How many of the lines below include "React"? Give the number and no other words.

*** GIVEN INFORMATION

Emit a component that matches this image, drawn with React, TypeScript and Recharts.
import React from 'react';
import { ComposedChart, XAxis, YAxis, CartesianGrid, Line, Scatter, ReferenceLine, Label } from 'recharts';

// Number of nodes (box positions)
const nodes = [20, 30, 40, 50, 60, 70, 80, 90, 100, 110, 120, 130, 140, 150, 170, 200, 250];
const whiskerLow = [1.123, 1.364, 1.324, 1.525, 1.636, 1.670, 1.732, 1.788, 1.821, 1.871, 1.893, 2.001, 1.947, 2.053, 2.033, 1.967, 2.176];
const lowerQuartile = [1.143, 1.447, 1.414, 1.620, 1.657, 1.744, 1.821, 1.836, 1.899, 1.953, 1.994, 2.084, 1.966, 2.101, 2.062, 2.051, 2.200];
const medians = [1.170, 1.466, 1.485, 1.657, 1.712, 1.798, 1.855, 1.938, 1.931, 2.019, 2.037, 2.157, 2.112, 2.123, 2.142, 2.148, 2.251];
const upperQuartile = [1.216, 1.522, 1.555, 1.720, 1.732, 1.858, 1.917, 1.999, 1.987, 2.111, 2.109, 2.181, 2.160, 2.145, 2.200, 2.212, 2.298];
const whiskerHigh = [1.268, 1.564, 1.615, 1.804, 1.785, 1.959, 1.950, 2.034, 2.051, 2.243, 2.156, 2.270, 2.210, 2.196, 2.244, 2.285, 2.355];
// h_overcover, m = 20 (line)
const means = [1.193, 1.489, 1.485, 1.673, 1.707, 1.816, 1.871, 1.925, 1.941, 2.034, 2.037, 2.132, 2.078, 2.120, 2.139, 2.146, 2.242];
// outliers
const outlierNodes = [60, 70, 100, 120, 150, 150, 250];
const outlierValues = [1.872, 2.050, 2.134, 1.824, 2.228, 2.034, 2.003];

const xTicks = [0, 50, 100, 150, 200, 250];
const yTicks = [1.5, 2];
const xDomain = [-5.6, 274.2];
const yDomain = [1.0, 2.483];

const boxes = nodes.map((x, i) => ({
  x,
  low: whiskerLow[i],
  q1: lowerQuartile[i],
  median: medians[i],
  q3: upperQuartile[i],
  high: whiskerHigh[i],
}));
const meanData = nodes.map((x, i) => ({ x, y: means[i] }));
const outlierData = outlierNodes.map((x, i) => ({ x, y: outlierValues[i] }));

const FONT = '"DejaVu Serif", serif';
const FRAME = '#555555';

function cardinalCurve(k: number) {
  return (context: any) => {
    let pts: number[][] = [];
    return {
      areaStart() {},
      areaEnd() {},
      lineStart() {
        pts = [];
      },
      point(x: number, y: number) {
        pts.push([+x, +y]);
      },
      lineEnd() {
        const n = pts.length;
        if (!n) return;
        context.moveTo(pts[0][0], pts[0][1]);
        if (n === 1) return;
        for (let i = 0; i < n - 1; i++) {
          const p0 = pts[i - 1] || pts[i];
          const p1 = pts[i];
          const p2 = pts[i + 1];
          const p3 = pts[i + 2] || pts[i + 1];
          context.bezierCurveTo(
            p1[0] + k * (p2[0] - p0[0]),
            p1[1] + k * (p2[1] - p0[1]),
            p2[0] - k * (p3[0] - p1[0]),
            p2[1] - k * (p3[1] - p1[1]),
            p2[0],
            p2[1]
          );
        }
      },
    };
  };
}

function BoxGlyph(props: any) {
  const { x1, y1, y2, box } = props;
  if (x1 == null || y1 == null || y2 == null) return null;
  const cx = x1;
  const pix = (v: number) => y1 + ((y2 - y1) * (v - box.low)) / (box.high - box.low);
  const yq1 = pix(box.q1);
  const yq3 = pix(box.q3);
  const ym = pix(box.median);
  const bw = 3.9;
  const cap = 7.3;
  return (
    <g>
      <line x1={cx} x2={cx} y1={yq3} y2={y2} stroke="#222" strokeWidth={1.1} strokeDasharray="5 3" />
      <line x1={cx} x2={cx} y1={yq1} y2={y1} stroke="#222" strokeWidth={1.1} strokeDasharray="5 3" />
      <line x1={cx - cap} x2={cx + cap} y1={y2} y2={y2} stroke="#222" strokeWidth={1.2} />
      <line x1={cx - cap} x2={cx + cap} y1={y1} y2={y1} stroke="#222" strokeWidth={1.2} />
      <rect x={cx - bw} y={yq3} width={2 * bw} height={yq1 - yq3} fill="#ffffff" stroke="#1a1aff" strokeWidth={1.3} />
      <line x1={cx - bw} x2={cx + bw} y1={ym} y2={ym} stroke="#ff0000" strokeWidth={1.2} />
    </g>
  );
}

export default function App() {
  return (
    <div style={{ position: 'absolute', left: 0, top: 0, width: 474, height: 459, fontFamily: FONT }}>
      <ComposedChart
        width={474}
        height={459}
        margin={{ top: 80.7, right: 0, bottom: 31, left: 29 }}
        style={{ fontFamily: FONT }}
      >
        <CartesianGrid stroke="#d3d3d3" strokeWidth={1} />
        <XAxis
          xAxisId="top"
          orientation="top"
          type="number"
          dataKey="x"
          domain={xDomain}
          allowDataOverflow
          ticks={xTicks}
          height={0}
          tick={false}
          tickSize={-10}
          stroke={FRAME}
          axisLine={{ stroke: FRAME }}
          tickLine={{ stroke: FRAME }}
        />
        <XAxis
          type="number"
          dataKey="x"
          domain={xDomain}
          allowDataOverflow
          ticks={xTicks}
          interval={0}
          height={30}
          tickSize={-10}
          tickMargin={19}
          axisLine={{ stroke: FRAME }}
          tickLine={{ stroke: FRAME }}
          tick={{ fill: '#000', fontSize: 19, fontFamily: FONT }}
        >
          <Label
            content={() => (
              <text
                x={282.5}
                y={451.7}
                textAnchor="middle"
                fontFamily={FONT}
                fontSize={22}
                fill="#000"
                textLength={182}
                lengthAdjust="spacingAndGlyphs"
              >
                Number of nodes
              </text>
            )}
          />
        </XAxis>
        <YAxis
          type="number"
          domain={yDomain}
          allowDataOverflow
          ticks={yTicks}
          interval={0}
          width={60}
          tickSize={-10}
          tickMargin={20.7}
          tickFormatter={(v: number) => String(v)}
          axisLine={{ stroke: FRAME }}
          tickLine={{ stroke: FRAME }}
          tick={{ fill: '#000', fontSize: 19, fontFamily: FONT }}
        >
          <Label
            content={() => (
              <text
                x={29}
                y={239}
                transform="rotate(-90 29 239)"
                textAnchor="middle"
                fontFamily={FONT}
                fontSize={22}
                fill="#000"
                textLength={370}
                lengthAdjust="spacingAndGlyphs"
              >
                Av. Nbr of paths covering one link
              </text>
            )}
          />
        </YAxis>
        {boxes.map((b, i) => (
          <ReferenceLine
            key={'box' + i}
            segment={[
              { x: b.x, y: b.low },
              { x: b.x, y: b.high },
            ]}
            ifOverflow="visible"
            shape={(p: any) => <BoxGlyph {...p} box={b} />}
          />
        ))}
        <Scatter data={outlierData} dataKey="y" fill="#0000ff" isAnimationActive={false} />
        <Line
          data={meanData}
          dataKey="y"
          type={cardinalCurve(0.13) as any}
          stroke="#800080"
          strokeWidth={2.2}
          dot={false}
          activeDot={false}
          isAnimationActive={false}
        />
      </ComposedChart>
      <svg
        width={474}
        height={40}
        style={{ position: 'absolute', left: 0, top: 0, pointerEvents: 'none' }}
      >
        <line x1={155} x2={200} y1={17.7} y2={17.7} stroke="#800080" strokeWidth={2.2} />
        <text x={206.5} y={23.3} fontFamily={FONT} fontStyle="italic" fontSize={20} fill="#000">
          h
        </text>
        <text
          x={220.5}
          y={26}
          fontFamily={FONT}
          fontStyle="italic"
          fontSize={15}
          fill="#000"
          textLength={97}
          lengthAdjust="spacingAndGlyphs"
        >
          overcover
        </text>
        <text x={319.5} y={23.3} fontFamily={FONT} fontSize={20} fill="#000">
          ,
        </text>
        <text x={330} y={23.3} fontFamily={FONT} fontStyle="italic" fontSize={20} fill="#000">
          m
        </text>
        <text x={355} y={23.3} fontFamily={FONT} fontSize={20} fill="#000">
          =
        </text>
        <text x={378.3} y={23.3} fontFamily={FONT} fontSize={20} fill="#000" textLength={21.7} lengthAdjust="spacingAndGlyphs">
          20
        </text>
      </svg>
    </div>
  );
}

******

» **TASK ANSWER**
2